(St.Joseph,MO)A new committee will soon be in place to address the quality of rental property in St.Joseph.
Tuesday afternoon the Administrative Review Board met to discuss the formation of the Citizen’s Review Committee, a new ad-hoc committee tasked with creating a voluntary rental inspection program.
The 14 member committee will be comprised of all current members of the Administrative Violation Review Board as well as one member nominated by the mayor and each city council member.
Under the voluntary program, the committee will evaluate landlords on the quality and safety of their properties. Rental properties that pass inspection will be awarded a seal signifying they meet city standards.
Michael Grimm, Chair of the Administrative Violation Review Board, said the commission will keep the age of the buildings in mind when evaluating the structures.
“We have to try to put a program that will work in St.Joe that will work with old homes, as well as new ones,” Grimm said. “I think it's one that we have to try to model after someone else that has been successful with it.”

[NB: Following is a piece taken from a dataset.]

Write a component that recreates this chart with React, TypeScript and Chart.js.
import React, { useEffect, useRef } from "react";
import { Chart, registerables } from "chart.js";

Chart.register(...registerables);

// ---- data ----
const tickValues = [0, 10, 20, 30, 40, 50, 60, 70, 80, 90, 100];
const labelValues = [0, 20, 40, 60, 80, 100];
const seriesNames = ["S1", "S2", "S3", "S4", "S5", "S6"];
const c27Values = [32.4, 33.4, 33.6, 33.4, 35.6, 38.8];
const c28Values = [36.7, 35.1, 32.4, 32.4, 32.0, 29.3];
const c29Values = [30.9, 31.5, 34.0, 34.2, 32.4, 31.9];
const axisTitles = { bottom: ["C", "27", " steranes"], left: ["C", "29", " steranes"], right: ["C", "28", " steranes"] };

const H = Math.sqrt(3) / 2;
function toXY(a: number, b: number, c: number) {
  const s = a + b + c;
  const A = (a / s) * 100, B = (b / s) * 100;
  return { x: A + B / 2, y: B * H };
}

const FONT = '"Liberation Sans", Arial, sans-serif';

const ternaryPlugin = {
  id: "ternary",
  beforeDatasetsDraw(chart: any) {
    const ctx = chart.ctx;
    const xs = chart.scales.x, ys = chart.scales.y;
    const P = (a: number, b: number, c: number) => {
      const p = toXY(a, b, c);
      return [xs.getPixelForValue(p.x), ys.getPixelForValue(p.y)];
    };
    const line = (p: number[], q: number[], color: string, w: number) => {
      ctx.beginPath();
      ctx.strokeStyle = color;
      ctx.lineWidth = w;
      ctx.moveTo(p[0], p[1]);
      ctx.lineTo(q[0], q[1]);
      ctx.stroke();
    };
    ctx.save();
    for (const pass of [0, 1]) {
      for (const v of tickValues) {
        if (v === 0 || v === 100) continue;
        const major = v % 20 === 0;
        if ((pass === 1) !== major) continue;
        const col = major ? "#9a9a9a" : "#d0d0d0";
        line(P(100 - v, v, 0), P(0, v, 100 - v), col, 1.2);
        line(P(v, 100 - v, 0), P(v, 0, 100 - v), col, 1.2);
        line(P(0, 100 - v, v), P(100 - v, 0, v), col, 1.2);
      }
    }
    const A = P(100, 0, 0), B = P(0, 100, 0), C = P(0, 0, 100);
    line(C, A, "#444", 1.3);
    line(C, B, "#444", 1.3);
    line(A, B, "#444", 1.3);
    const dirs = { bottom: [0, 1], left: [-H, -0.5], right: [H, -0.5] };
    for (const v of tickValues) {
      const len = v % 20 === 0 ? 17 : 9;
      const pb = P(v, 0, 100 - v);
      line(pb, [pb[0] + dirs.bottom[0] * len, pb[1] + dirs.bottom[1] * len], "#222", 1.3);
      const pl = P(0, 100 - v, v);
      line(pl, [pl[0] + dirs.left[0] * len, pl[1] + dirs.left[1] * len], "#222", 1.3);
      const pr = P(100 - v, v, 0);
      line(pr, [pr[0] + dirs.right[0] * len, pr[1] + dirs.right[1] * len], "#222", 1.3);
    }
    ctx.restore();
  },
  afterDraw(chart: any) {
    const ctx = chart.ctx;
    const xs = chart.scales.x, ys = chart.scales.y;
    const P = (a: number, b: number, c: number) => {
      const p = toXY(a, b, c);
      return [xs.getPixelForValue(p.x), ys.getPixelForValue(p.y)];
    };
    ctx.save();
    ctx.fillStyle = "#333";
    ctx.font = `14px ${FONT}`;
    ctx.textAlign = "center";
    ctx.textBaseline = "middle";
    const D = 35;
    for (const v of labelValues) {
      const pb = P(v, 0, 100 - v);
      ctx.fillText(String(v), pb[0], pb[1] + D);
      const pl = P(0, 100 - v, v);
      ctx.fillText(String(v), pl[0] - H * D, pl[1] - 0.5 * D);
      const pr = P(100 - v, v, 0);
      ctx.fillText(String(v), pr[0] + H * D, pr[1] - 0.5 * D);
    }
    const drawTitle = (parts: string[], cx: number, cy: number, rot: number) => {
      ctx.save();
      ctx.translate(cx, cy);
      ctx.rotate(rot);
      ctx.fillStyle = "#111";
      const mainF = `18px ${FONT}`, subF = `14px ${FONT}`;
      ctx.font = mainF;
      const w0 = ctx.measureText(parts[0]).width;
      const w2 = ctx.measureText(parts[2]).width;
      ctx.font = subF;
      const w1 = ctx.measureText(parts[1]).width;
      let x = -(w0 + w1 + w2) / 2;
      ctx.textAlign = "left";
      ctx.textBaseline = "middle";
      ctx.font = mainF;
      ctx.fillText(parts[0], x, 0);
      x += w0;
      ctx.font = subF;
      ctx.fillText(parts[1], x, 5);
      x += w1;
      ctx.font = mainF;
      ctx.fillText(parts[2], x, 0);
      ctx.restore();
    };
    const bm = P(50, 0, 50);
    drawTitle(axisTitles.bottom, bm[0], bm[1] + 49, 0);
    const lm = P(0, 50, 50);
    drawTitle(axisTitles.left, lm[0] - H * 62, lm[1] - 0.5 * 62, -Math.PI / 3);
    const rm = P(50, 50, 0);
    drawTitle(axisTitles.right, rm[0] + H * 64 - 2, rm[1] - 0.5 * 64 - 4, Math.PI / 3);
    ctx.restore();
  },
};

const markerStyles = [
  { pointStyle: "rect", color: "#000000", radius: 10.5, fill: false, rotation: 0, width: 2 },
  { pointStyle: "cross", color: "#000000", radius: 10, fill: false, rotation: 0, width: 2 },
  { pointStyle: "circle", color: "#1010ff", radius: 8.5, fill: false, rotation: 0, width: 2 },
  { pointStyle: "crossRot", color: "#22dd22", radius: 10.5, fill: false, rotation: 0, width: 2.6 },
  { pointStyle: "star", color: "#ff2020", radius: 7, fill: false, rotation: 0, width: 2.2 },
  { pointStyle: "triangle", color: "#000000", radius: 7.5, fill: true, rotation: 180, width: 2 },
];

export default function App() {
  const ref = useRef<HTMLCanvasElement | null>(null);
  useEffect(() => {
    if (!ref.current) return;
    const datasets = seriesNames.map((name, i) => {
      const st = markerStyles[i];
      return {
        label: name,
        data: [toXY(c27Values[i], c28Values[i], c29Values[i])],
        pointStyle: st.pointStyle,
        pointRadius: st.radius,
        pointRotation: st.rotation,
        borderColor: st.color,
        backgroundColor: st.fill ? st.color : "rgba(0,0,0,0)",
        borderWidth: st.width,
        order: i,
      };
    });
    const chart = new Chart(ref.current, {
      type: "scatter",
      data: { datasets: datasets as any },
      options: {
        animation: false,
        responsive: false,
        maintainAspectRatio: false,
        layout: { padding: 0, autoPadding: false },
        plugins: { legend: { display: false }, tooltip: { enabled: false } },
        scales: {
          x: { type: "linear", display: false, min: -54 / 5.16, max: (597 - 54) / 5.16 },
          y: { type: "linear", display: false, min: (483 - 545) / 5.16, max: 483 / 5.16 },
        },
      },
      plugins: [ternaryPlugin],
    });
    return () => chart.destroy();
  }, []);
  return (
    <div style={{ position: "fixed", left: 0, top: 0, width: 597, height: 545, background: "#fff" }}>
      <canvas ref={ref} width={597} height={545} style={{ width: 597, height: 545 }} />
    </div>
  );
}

Grimm said the board will be welcoming the Chief Building Inspector from Lawrence,Kansas later this month to help brainstorm ideas for the new inspection program.

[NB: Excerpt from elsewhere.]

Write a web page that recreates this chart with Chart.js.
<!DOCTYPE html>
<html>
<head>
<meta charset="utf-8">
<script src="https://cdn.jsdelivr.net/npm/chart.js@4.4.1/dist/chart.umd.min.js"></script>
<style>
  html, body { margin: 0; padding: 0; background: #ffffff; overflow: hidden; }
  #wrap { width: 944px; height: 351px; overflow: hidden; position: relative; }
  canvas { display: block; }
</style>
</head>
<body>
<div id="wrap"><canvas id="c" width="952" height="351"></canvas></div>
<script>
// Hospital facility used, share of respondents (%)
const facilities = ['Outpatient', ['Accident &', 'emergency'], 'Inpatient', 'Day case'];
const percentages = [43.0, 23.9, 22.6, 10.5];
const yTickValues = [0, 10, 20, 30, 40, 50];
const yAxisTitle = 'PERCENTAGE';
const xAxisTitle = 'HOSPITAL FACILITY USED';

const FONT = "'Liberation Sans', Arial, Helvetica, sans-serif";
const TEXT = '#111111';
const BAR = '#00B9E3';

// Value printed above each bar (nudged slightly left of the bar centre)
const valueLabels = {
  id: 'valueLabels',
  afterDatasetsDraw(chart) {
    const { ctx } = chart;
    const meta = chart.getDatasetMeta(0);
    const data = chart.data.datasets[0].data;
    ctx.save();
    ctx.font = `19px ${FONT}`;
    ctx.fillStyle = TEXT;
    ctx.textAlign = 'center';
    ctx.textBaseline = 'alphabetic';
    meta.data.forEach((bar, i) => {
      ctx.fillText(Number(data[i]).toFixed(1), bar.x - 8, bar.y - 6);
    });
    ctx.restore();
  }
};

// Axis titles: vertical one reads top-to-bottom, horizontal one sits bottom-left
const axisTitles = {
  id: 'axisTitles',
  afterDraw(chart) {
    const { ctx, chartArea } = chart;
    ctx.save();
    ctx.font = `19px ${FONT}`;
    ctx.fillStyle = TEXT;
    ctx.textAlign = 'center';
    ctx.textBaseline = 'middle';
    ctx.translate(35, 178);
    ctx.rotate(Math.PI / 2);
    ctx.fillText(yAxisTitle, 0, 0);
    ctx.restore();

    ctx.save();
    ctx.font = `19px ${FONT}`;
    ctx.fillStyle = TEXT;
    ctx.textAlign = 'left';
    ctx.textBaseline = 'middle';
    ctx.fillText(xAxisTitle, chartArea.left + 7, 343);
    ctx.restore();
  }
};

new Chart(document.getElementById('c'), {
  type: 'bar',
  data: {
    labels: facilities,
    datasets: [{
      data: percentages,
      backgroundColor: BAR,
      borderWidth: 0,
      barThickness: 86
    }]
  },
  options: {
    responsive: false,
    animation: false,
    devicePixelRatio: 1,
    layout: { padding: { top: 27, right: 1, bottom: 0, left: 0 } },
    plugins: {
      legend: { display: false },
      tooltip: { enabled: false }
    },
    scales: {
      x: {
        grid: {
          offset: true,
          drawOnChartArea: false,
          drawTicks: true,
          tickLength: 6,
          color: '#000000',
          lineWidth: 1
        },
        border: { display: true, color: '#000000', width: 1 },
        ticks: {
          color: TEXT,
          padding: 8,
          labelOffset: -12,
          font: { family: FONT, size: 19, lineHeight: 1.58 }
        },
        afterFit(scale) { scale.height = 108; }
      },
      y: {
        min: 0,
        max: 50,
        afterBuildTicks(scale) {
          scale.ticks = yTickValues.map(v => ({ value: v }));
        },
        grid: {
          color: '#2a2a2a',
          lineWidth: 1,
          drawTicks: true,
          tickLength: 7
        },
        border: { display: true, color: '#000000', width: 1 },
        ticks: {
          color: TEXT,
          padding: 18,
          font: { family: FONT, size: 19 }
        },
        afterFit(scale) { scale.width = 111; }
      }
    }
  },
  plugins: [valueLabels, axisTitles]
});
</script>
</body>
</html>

“It’s a difficult program to put together, because there are so many parts to it. We’re not just dealing with property maintenance issues,as we do with this board, but we are dealing with the structure itself, the yard, the electrical, the plumbing, the heating, the cooling.It’s a large area that we are going to try to work with,” Grimm said.
In addition to helping create the Citizen’s Review Committee,the Administrative Review Board will also be establishing a mandatory registry for all rental properties in St.Joseph. The registry will require all rental property owners to maintain a business licence and provide detailed information on where the rental property is, who owns the property and contact information for that landlord.
“We are one of the few cities that you can buy a property at 8 o’clock in the morning and by ten after 8 have a renter in it,” Grimm said. “There is no licensing, there is no registration, there is no business license [requirement], there is no inspection; you simply just move no matter how good or how bad the property is. You don’t have to do anything and you don’t have to tell anybody [you’re renting out the property], and I think that needs to change, we need some accountability.”
The city council will make their recommendations for the Citizen’s Review Committee on September 24.